Definition of things
- 2 hours ago
- 2 min read
When a really bad person leaves our life, is it okay to miss the good parts of them? Is it okay to look for those same qualities in other people? Or is that a quiet betrayal of oneself?
Someone recently asked me if everything needs a definition. If we are aware of what we feel, grateful for it, and mindful of where it comes from—why do we need to name it at all? Can something be meaningful without being clearly defined? There is a certain beauty in what remains unsaid.
There certainly is beauty in some things which remain unsaid. But unsaid is only beautiful when the mind receiving it is gentle. Otherwise, it becomes confusing—misleading even. It leaves space for doubt, for interpretation, for questions that keep circling without answers. What isn’t named can just as easily be misunderstood.
Definitions, then, are not just about clarity. They are about alignment. They allow two people to stand in the same place while using the same words. In a world where what feels like red to me might look like blue to you, defining red becomes necessary—not to restrict meaning, but to share it.

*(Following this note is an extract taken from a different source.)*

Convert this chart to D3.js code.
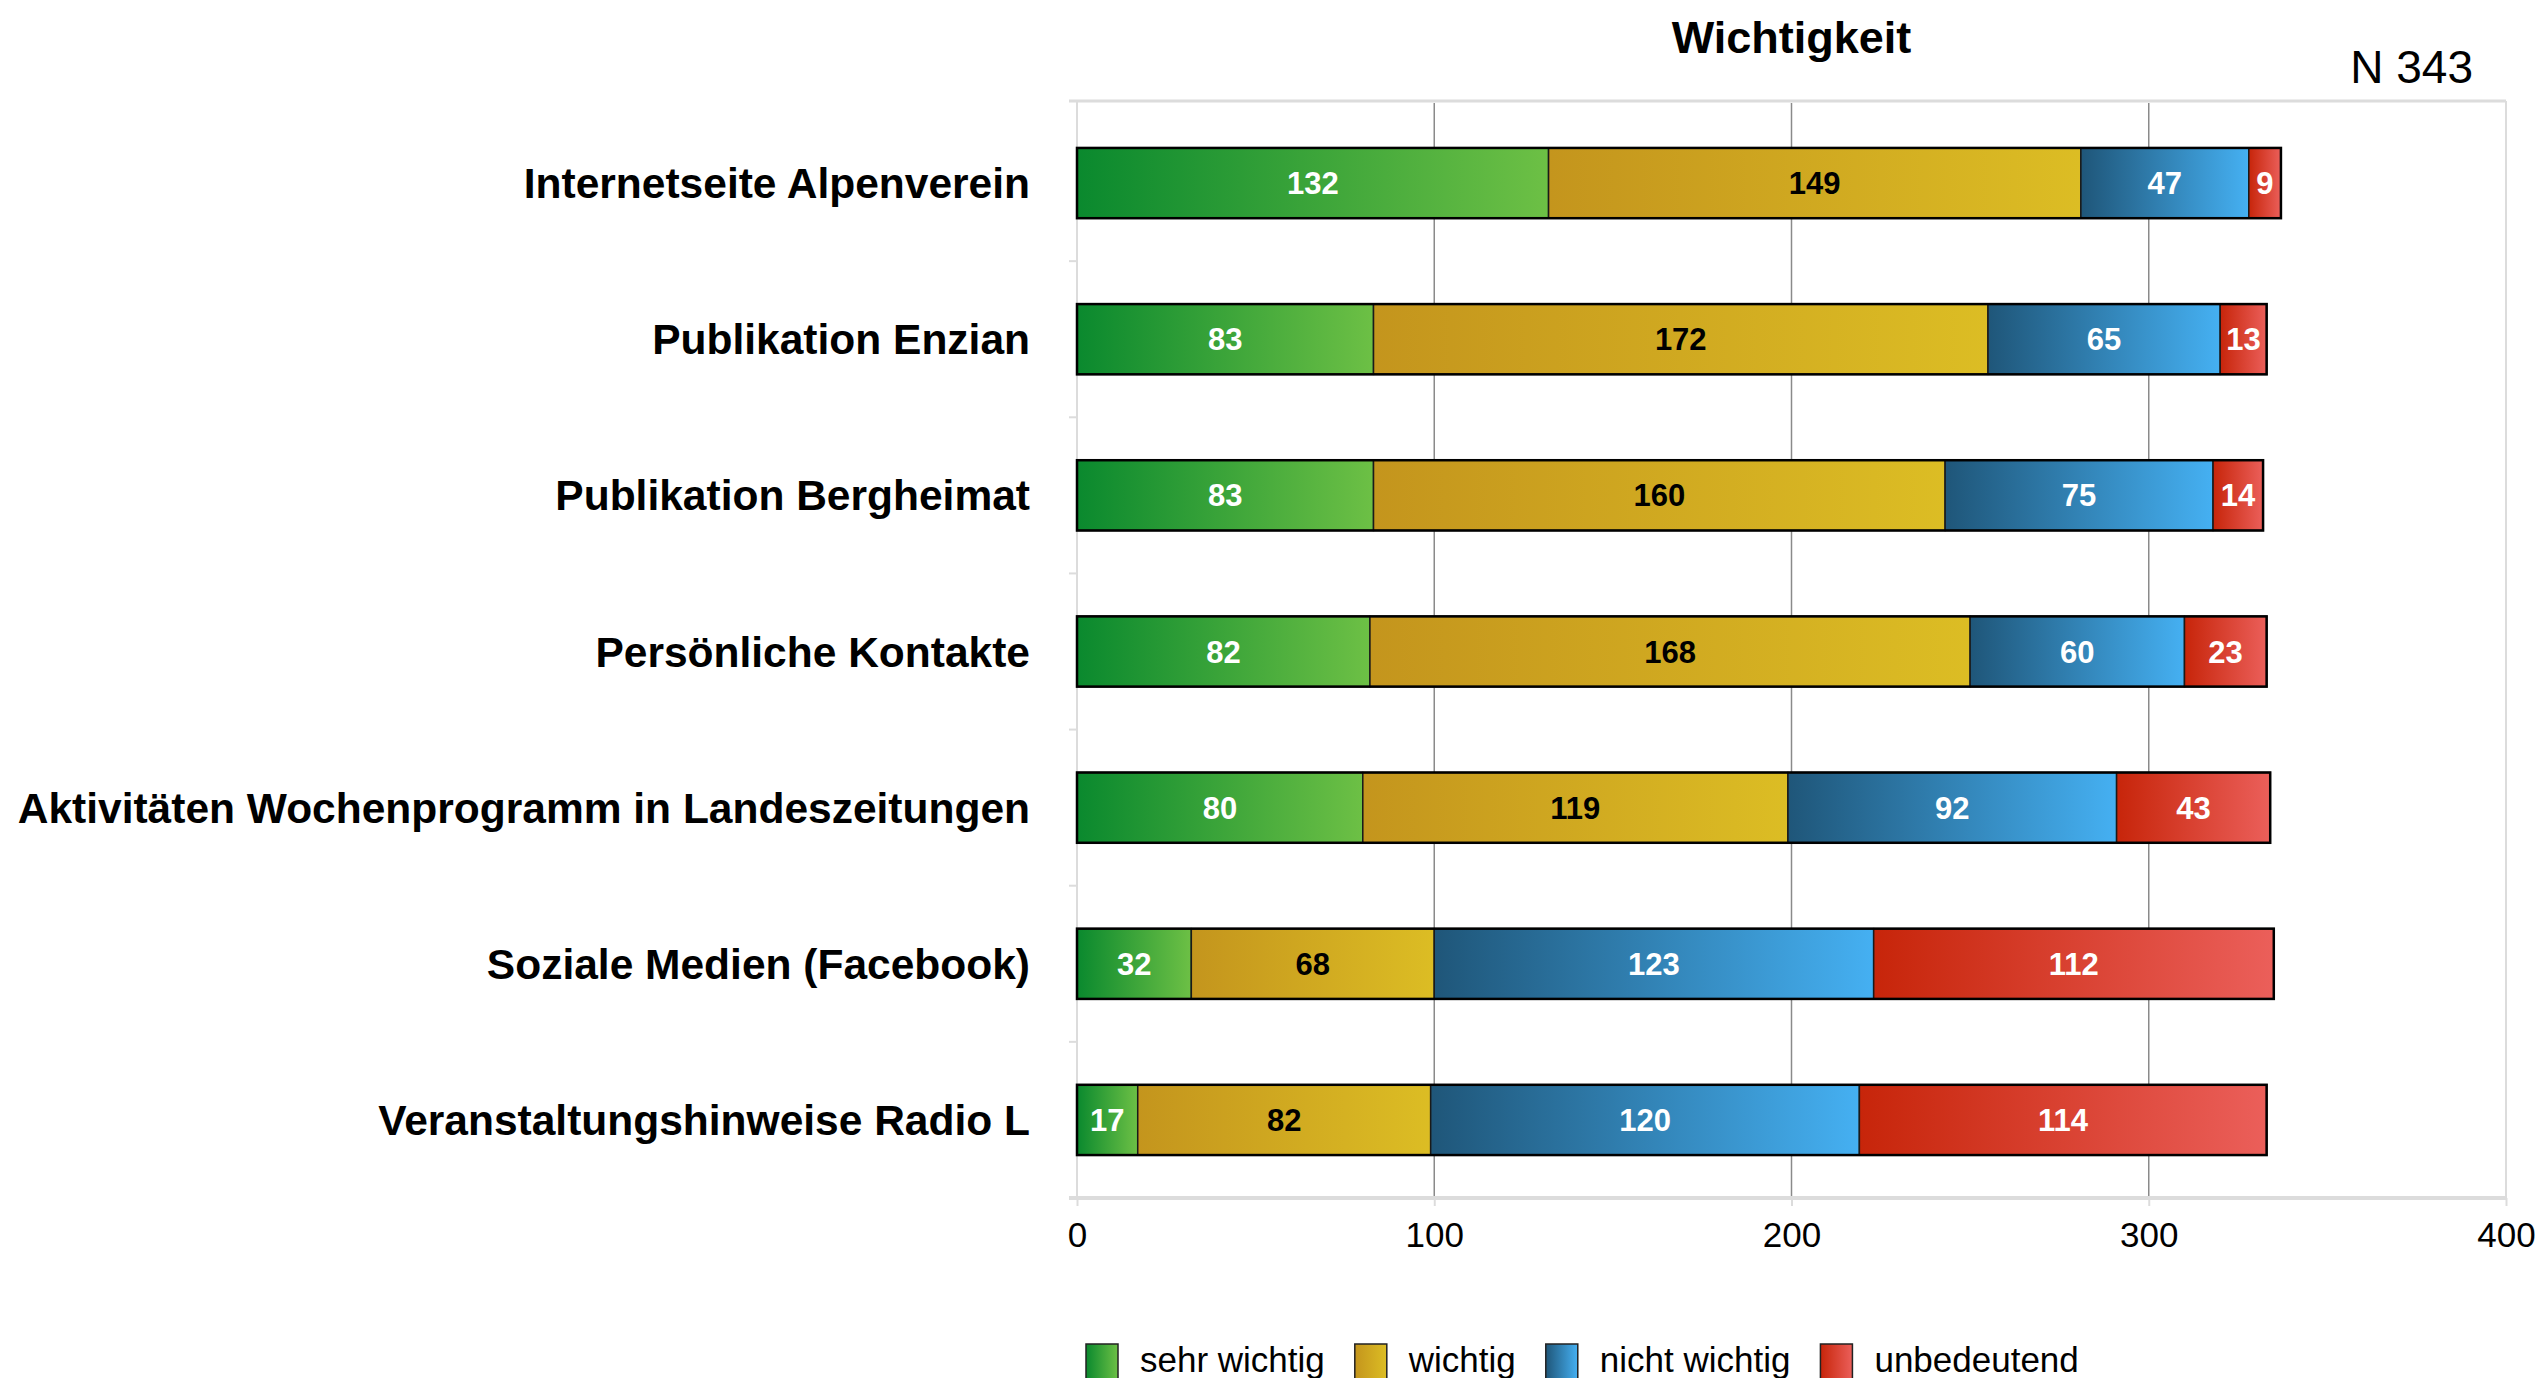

And sometimes, definitions are protection.
When one grows up without a clear understanding of what love is supposed to feel like, the word becomes easy to misuse. It can be stretched, shaped, and offered in ways that asks too much of us. One begins to accept things under the name of love that they might not have, had they known its boundaries.
Maybe not everything needs to be defined. But some things do—especially the ones that have the power to be used against us.
Because what we fail to define, we often fail to defend.